Maxing out an IRA is a different story. The current yearly contribution limits are $6,000 for savers under 50 and $7,000 for those 50 and over.
This isn't to say that maxing out an IRA is easy. But it's more attainable than hitting the limits on a 401(k).
Furthermore, if your earnings are such that you have the potential to max out, it pays to do so. Over time, maxing out could leave you with a serious pile of cash.
Say you contribute $6,000 a year to your IRA between the ages of 30 and 50, and you then contribute $7,000 a year from 50 to 65. If your investments generate an average annual 7% return, which is a bit below the stock market's average, you'll wind up with an impressive $855,000.
2. Starting too late
The great thing about IRAs is that they allow your money to grow in a tax-advantaged fashion. And the sooner you start funding one, the more wealth you can accumulate. On the other hand, if you wait too long, you may end up unhappy with your ultimate savings balance.
Imagine that you first start saving for retirement at the age of 50 and retire at 65. Even if you max out your IRA contributions at today's levels during that time and score an average annual 7% return, you'll wind up with only $176,000. That's not really a lot of money over what could be a 20- or 30-year retirement.
3. Investing too conservatively
IRAs allow you to buy individual stocks, whereas you can't do that with a 401(k) plan, which will limit you to different mutual funds. That could, in turn, help you invest your money in a manner that really fuels its growth. But if you play it too safe in your IRA by sticking to bonds, you'll lose out on higher returns.
We saw how maxing out an IRA at today's levels between ages 30 and 65 would lead to a balance of $855,000 with a 7% average annual return. If you invest conservatively and cut your average yearly return to 4%, you'll wind up with only $462,000.

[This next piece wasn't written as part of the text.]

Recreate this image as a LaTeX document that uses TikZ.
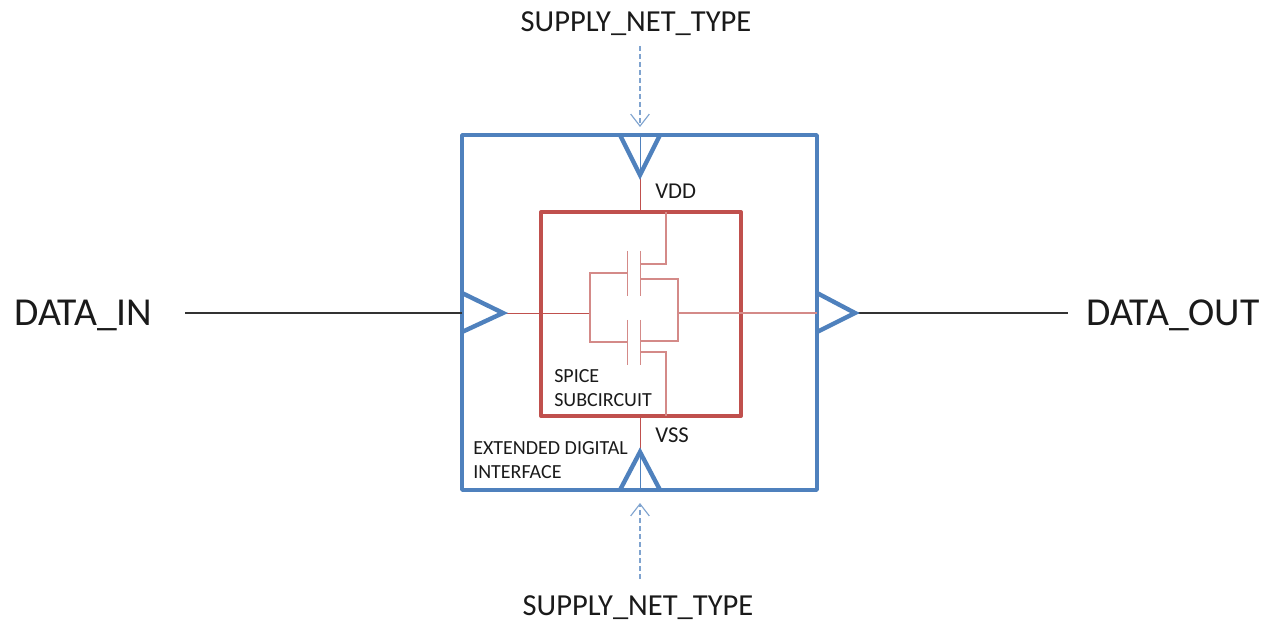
\documentclass[tikz,border=0pt]{standalone}
\usepackage{fontspec}
\setmainfont{Carlito}
\usetikzlibrary{arrows.meta}
\definecolor{bluec}{HTML}{4F81BD}
\definecolor{bluel}{HTML}{7FA3CF}
\definecolor{redc}{HTML}{C0504D}
\definecolor{redl}{HTML}{D48A88}
\definecolor{txt}{HTML}{1A1A1A}
\tikzset{
  x=0.75pt,y=-0.75pt,
  box/.style={draw,rectangle,inner sep=0pt,outer sep=0pt,line join=round},
  outerbox/.style={box,draw=bluec,line width=2.7pt,minimum width=266.25pt,minimum height=266.25pt},
  innerbox/.style={box,draw=redc,line width=3pt,minimum width=150pt,minimum height=153pt},
  port/.style={draw=bluec,line width=3.3pt,line join=miter,line cap=butt},
  wire/.style={draw=redc,line width=0.7pt},
  fet/.style={draw=redl,line width=0.85pt},
  plate/.style={draw=redl,line width=1pt},
  sig/.style={draw=black!80,line width=0.9pt},
  thinblue/.style={draw=bluec,line width=0.7pt},
  supply/.style={draw=bluel,line width=0.85pt,dash pattern=on 3.5pt off 2.5pt,-{Straight Barb[length=9pt,width=14pt,line width=0.85pt]}},
  big/.style={font=\fontsize{29.7pt}{34pt}\selectfont,text=txt,inner sep=0pt,anchor=west},
  mid/.style={font=\fontsize{22.9pt}{27pt}\selectfont,text=txt,inner sep=0pt},
  small/.style={font=\fontsize{17pt}{20pt}\selectfont,text=txt,inner sep=0pt,anchor=west},
  tiny/.style={font=\fontsize{15pt}{18pt}\selectfont,text=txt,inner sep=0pt,anchor=west},
}
\begin{document}
\begin{tikzpicture}
\useasboundingbox (0,0) rectangle (1264,623);
% boxes
\node[outerbox] (ext) at (639.5,312.5) {};
\node[innerbox] (sub) at (641,314) {};
% port tips and coordinates
\coordinate (topTip) at (640,175);
\coordinate (topA) at (620,135);
\coordinate (topB) at (660,135);
\coordinate (topBase) at (640,135);
\coordinate (botTip) at (640,452);
\coordinate (botA) at (620,490);
\coordinate (botB) at (660,490);
\coordinate (botBase) at (640,490);
\coordinate (inTip) at (503,313);
\coordinate (inA) at (462,293);
\coordinate (inB) at (462,332);
\coordinate (inBase) at (462,313);
\coordinate (outTip) at (855,313);
\coordinate (outA) at (817,293);
\coordinate (outB) at (817,332);
\coordinate (outBase) at (817,313);
\coordinate (subTop) at (640,212);
\coordinate (subBot) at (640,416);
\coordinate (supTopStart) at (640,46);
\coordinate (supTopEnd) at (640,127);
\coordinate (supBotStart) at (640,579);
\coordinate (supBotEnd) at (640,503);
% labels
\node[big] (din) at (14,315) {DATA\_IN};
\node[big] (dout) at (1086,315) {DATA\_OUT};
\node[mid] (suptop) at (636,24) {SUPPLY\_NET\_TYPE};
\node[mid] (supbot) at (638,608) {SUPPLY\_NET\_TYPE};
\node[small] (vdd) at (655,191) {VDD};
\node[small] (vss) at (655,435) {VSS};
\node[tiny] (spice) at (554,376) {SPICE};
\node[tiny] (subc) at (554,400) {SUBCIRCUIT};
\node[tiny] (extd) at (473,448) {EXTENDED DIGITAL};
\node[tiny] (intf) at (473,472) {INTERFACE};
% signal lines
\coordinate (dinEnd) at (185,313);
\coordinate (doutEnd) at (1068,313);
\draw[sig] (dinEnd) -- (inBase);
\draw[sig] (outTip) -- (doutEnd);
% inside wires
\coordinate (gateJ) at (590,313);
\coordinate (outJ) at (678,313);
\draw[wire] (inTip) -- (gateJ);
\draw[fet] (outJ) -- (outBase);
\draw[wire] (topTip) -- (subTop);
\draw[wire] (subBot) -- (botTip);
\draw[thinblue] (topBase) -- (topTip);
\draw[thinblue] (botBase) -- (botTip);
% transistors
\draw[plate] (627.3,251) -- (627.3,296);
\draw[plate] (640.3,251) -- (640.3,296);
\draw[plate] (627.3,320) -- (627.3,365);
\draw[plate] (640.3,320) -- (640.3,365);
\draw[fet] (640.3,264) -| (666,212);
\draw[fet] (640.3,279) -| (678,341) -- (640.3,341);
\draw[fet] (640.3,352) -| (666,416);
\draw[fet] (627.3,273) -| (590,342) -- (627.3,342);
% ports
\draw[port] (topA) -- (topTip) -- (topB);
\draw[port] (botA) -- (botTip) -- (botB);
\draw[port] (inA) -- (inTip) -- (inB);
\draw[port] (outA) -- (outTip) -- (outB);
% supply arrows
\draw[supply] (supTopStart) -- (supTopEnd);
\draw[supply] (supBotStart) -- (supBotEnd);
\end{tikzpicture}
\end{document}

4. Assuming a Roth is off the table
Higher earners are not allowed to fund a Roth IRA directly. But if your income is too high to qualify for a Roth, you can still contribute to a traditional IRA and convert it to a Roth afterward. Doing so will give you the benefit of tax-free withdrawals in retirement.
But that's not all. Roth IRAs are the only tax-advantaged retirement plan to not impose required minimum distributions, or RMDs. Avoiding those gives you a lot more flexibility with your money on a long-term basis.
Opening an IRA is a great step on the road to securing your retirement. Avoid these mistakes to put yourself in an even better position once your senior years arrive.